**Source material:**
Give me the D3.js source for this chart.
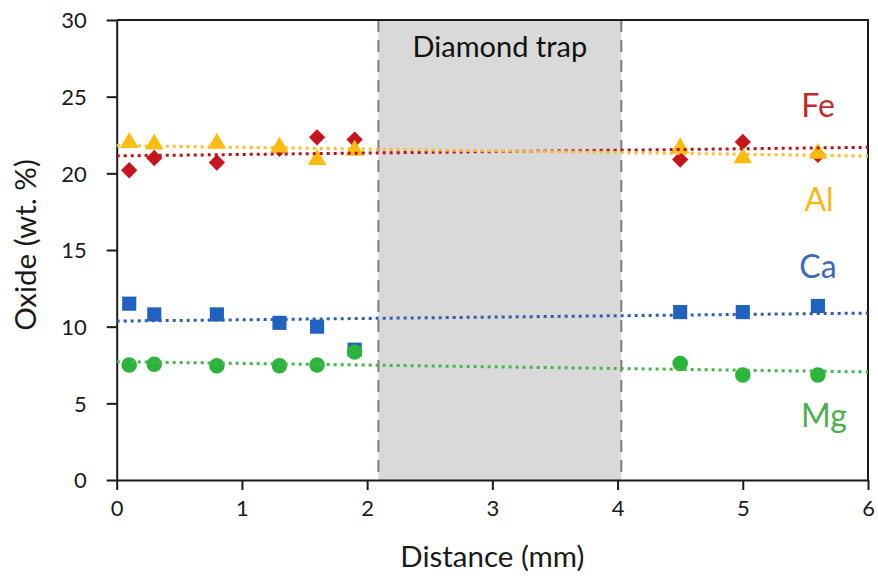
<!DOCTYPE html>
<html>
<head>
<meta charset="utf-8">
<script src="https://cdn.jsdelivr.net/npm/d3@7"></script>
<style>
  html, body {
    margin: 0;
    padding: 0;
    background: #fff;
  }
  svg {
    display: block;
    font-family: Lato, 'Open Sans', sans-serif;
  }
</style>
</head>
<body>
<svg width="878" height="582"></svg>
<script>
// Sample positions along the traverse (mm), shared by all four oxides.
const distances = [0.1, 0.3, 0.8, 1.3, 1.6, 1.9, 4.5, 5.0, 5.6];

// Oxide contents (wt. %).
const feValues = [20.2, 21.0, 20.7, 21.6, 22.35, 22.2, 20.9, 22.05, 21.2];
const alValues = [22.0, 21.9, 21.95, 21.7, 20.9, 21.5, 21.65, 21.0, 21.3];
const caValues = [11.5, 10.8, 10.8, 10.25, 10.0, 8.5, 10.95, 10.95, 11.35];
const mgValues = [7.5, 7.55, 7.45, 7.45, 7.5, 8.35, 7.6, 6.85, 6.85];

// Shaded region where the diamond sat.
const trapExtent = [2.09, 4.03];
const trapLabel = 'Diamond trap';

const xTicks = [0, 1, 2, 3, 4, 5, 6];
const yTicks = [0, 5, 10, 15, 20, 25, 30];

const SERIES = [
  {name: 'Fe', values: feValues, shape: d3.symbolDiamond2, size: 170,
    fill: '#c4161c', line: '#b5121b', label: '#c0282d', labelX: 818,
    labelY: 117},
  {name: 'Al', values: alValues, shape: d3.symbolTriangle, size: 150,
    fill: '#fcbc0e', line: '#f8c030', label: '#f5b91a', labelX: 819,
    labelY: 211},
  {name: 'Ca', values: caValues, shape: d3.symbolSquare, size: 200,
    fill: '#1f62c0', line: '#2d5eb0', label: '#3a6cb5', labelX: 818,
    labelY: 278},
  {name: 'Mg', values: mgValues, shape: d3.symbolCircle, size: 190,
    fill: '#2bb33b', line: '#45b54d', label: '#4cae4f', labelX: 824,
    labelY: 427},
];

/**
 * Least-squares straight line through the points, like an Excel trendline.
 * @param {!Array<number>} xs
 * @param {!Array<number>} ys
 * @return {function(number): number}
 */
function linearFit(xs, ys) {
  const mx = d3.mean(xs);
  const my = d3.mean(ys);
  const sxy = d3.sum(xs, (x, i) => (x - mx) * (ys[i] - my));
  const sxx = d3.sum(xs, x => (x - mx) * (x - mx));
  const slope = sxy / sxx;
  return x => my + slope * (x - mx);
}

function renderChart() {
  const svg = d3.select('svg');
  const left = 116.7;
  const right = 868;
  const top = 20;
  const bottom = 480;

  const x = d3.scaleLinear().domain([0, 6]).range([left, right]);
  const y = d3.scaleLinear().domain([0, 30]).range([bottom, top]);

  // Diamond trap band with dashed edges.
  svg.append('rect')
      .attr('x', x(trapExtent[0]))
      .attr('y', top)
      .attr('width', x(trapExtent[1]) - x(trapExtent[0]))
      .attr('height', bottom - top)
      .attr('fill', '#d9d9d9');
  svg.selectAll('line.trap-edge')
      .data(trapExtent)
      .join('line')
      .classed('trap-edge', true)
      .attr('x1', d => x(d))
      .attr('x2', d => x(d))
      .attr('y1', top)
      .attr('y2', bottom)
      .attr('stroke', '#857877')
      .attr('stroke-width', 2)
      .attr('stroke-dasharray', '12,8');
  svg.append('text')
      .attr('x', x(d3.mean(trapExtent)))
      .attr('y', 57)
      .attr('text-anchor', 'middle')
      .attr('font-size', 29)
      .attr('fill', '#111')
      .text(trapLabel);

  // Frame: top and right borders.
  svg.append('path')
      .attr('d', `M${left},${top} H${right} V${bottom}`)
      .attr('fill', 'none')
      .attr('stroke', '#1a1a1a')
      .attr('stroke-width', 2);

  // Axes.
  const xAxis = svg.append('g')
      .attr('transform', `translate(0,${bottom})`)
      .call(d3.axisBottom(x).tickValues(xTicks).tickFormat(d3.format('d'))
          .tickSize(10).tickSizeOuter(0).tickPadding(26));
  const yAxis = svg.append('g')
      .attr('transform', `translate(${left},0)`)
      .call(d3.axisLeft(y).tickValues(yTicks).tickFormat(d3.format('d'))
          .tickSize(10).tickSizeOuter(0).tickPadding(20));
  [xAxis, yAxis].forEach(axis => {
    axis.attr('font-family', null).attr('font-size', 22);
    axis.select('.domain').attr('stroke', '#1a1a1a').attr('stroke-width', 2);
    axis.selectAll('.tick line')
        .attr('stroke', '#1a1a1a')
        .attr('stroke-width', 2);
    axis.selectAll('.tick text').attr('fill', '#1a1a1a');
  });
  xAxis.selectAll('.tick text').attr('dy', '0');
  yAxis.selectAll('.tick text').attr('dy', '0.36em');

  svg.append('text')
      .attr('x', (left + right) / 2)
      .attr('y', 567)
      .attr('text-anchor', 'middle')
      .attr('font-size', 29.5)
      .attr('fill', '#1a1a1a')
      .text('Distance (mm)');
  svg.append('text')
      .attr('transform', 'translate(36,245) rotate(-90)')
      .attr('text-anchor', 'middle')
      .attr('font-size', 29.5)
      .attr('fill', '#1a1a1a')
      .text('Oxide (wt. %)');

  // Markers first, trendlines drawn over them.
  SERIES.forEach(s => {
    svg.append('g')
        .selectAll('path')
        .data(s.values)
        .join('path')
        .attr('transform', (d, i) => `translate(${x(distances[i])},${y(d)})`)
        .attr('d', d3.symbol().type(s.shape).size(s.size))
        .attr('fill', s.fill);
  });

  SERIES.forEach(s => {
    const fit = linearFit(distances, s.values);
    svg.append('line')
        .attr('x1', x(0))
        .attr('x2', x(6))
        .attr('y1', y(fit(0)))
        .attr('y2', y(fit(6)))
        .attr('stroke', s.line)
        .attr('stroke-width', 3)
        .attr('stroke-dasharray', '3,4');
    svg.append('text')
        .attr('x', s.labelX)
        .attr('y', s.labelY)
        .attr('text-anchor', 'middle')
        .attr('font-size', 32)
        .attr('fill', s.label)
        .text(s.name);
  });
}

document.addEventListener('DOMContentLoaded', renderChart);
</script>
</body>
</html>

**Exercise instructions:** Keep the pictures out of the copy and return the rest of the data above exactly.

**Expected output:**
Give me the D3.js source for this chart.
<!DOCTYPE html>
<html>
<head>
<meta charset="utf-8">
<script src="https://cdn.jsdelivr.net/npm/d3@7"></script>
<style>
  html, body {
    margin: 0;
    padding: 0;
    background: #fff;
  }
  svg {
    display: block;
    font-family: Lato, 'Open Sans', sans-serif;
  }
</style>
</head>
<body>
<svg width="878" height="582"></svg>
<script>
// Sample positions along the traverse (mm), shared by all four oxides.
const distances = [0.1, 0.3, 0.8, 1.3, 1.6, 1.9, 4.5, 5.0, 5.6];

// Oxide contents (wt. %).
const feValues = [20.2, 21.0, 20.7, 21.6, 22.35, 22.2, 20.9, 22.05, 21.2];
const alValues = [22.0, 21.9, 21.95, 21.7, 20.9, 21.5, 21.65, 21.0, 21.3];
const caValues = [11.5, 10.8, 10.8, 10.25, 10.0, 8.5, 10.95, 10.95, 11.35];
const mgValues = [7.5, 7.55, 7.45, 7.45, 7.5, 8.35, 7.6, 6.85, 6.85];

// Shaded region where the diamond sat.
const trapExtent = [2.09, 4.03];
const trapLabel = 'Diamond trap';

const xTicks = [0, 1, 2, 3, 4, 5, 6];
const yTicks = [0, 5, 10, 15, 20, 25, 30];

const SERIES = [
  {name: 'Fe', values: feValues, shape: d3.symbolDiamond2, size: 170,
    fill: '#c4161c', line: '#b5121b', label: '#c0282d', labelX: 818,
    labelY: 117},
  {name: 'Al', values: alValues, shape: d3.symbolTriangle, size: 150,
    fill: '#fcbc0e', line: '#f8c030', label: '#f5b91a', labelX: 819,
    labelY: 211},
  {name: 'Ca', values: caValues, shape: d3.symbolSquare, size: 200,
    fill: '#1f62c0', line: '#2d5eb0', label: '#3a6cb5', labelX: 818,
    labelY: 278},
  {name: 'Mg', values: mgValues, shape: d3.symbolCircle, size: 190,
    fill: '#2bb33b', line: '#45b54d', label: '#4cae4f', labelX: 824,
    labelY: 427},
];

/**
 * Least-squares straight line through the points, like an Excel trendline.
 * @param {!Array<number>} xs
 * @param {!Array<number>} ys
 * @return {function(number): number}
 */
function linearFit(xs, ys) {
  const mx = d3.mean(xs);
  const my = d3.mean(ys);
  const sxy = d3.sum(xs, (x, i) => (x - mx) * (ys[i] - my));
  const sxx = d3.sum(xs, x => (x - mx) * (x - mx));
  const slope = sxy / sxx;
  return x => my + slope * (x - mx);
}

function renderChart() {
  const svg = d3.select('svg');
  const left = 116.7;
  const right = 868;
  const top = 20;
  const bottom = 480;

  const x = d3.scaleLinear().domain([0, 6]).range([left, right]);
  const y = d3.scaleLinear().domain([0, 30]).range([bottom, top]);

  // Diamond trap band with dashed edges.
  svg.append('rect')
      .attr('x', x(trapExtent[0]))
      .attr('y', top)
      .attr('width', x(trapExtent[1]) - x(trapExtent[0]))
      .attr('height', bottom - top)
      .attr('fill', '#d9d9d9');
  svg.selectAll('line.trap-edge')
      .data(trapExtent)
      .join('line')
      .classed('trap-edge', true)
      .attr('x1', d => x(d))
      .attr('x2', d => x(d))
      .attr('y1', top)
      .attr('y2', bottom)
      .attr('stroke', '#857877')
      .attr('stroke-width', 2)
      .attr('stroke-dasharray', '12,8');
  svg.append('text')
      .attr('x', x(d3.mean(trapExtent)))
      .attr('y', 57)
      .attr('text-anchor', 'middle')
      .attr('font-size', 29)
      .attr('fill', '#111')
      .text(trapLabel);

  // Frame: top and right borders.
  svg.append('path')
      .attr('d', `M${left},${top} H${right} V${bottom}`)
      .attr('fill', 'none')
      .attr('stroke', '#1a1a1a')
      .attr('stroke-width', 2);

  // Axes.
  const xAxis = svg.append('g')
      .attr('transform', `translate(0,${bottom})`)
      .call(d3.axisBottom(x).tickValues(xTicks).tickFormat(d3.format('d'))
          .tickSize(10).tickSizeOuter(0).tickPadding(26));
  const yAxis = svg.append('g')
      .attr('transform', `translate(${left},0)`)
      .call(d3.axisLeft(y).tickValues(yTicks).tickFormat(d3.format('d'))
          .tickSize(10).tickSizeOuter(0).tickPadding(20));
  [xAxis, yAxis].forEach(axis => {
    axis.attr('font-family', null).attr('font-size', 22);
    axis.select('.domain').attr('stroke', '#1a1a1a').attr('stroke-width', 2);
    axis.selectAll('.tick line')
        .attr('stroke', '#1a1a1a')
        .attr('stroke-width', 2);
    axis.selectAll('.tick text').attr('fill', '#1a1a1a');
  });
  xAxis.selectAll('.tick text').attr('dy', '0');
  yAxis.selectAll('.tick text').attr('dy', '0.36em');

  svg.append('text')
      .attr('x', (left + right) / 2)
      .attr('y', 567)
      .attr('text-anchor', 'middle')
      .attr('font-size', 29.5)
      .attr('fill', '#1a1a1a')
      .text('Distance (mm)');
  svg.append('text')
      .attr('transform', 'translate(36,245) rotate(-90)')
      .attr('text-anchor', 'middle')
      .attr('font-size', 29.5)
      .attr('fill', '#1a1a1a')
      .text('Oxide (wt. %)');

  // Markers first, trendlines drawn over them.
  SERIES.forEach(s => {
    svg.append('g')
        .selectAll('path')
        .data(s.values)
        .join('path')
        .attr('transform', (d, i) => `translate(${x(distances[i])},${y(d)})`)
        .attr('d', d3.symbol().type(s.shape).size(s.size))
        .attr('fill', s.fill);
  });

  SERIES.forEach(s => {
    const fit = linearFit(distances, s.values);
    svg.append('line')
        .attr('x1', x(0))
        .attr('x2', x(6))
        .attr('y1', y(fit(0)))
        .attr('y2', y(fit(6)))
        .attr('stroke', s.line)
        .attr('stroke-width', 3)
        .attr('stroke-dasharray', '3,4');
    svg.append('text')
        .attr('x', s.labelX)
        .attr('y', s.labelY)
        .attr('text-anchor', 'middle')
        .attr('font-size', 32)
        .attr('fill', s.label)
        .text(s.name);
  });
}

document.addEventListener('DOMContentLoaded', renderChart);
</script>
</body>
</html>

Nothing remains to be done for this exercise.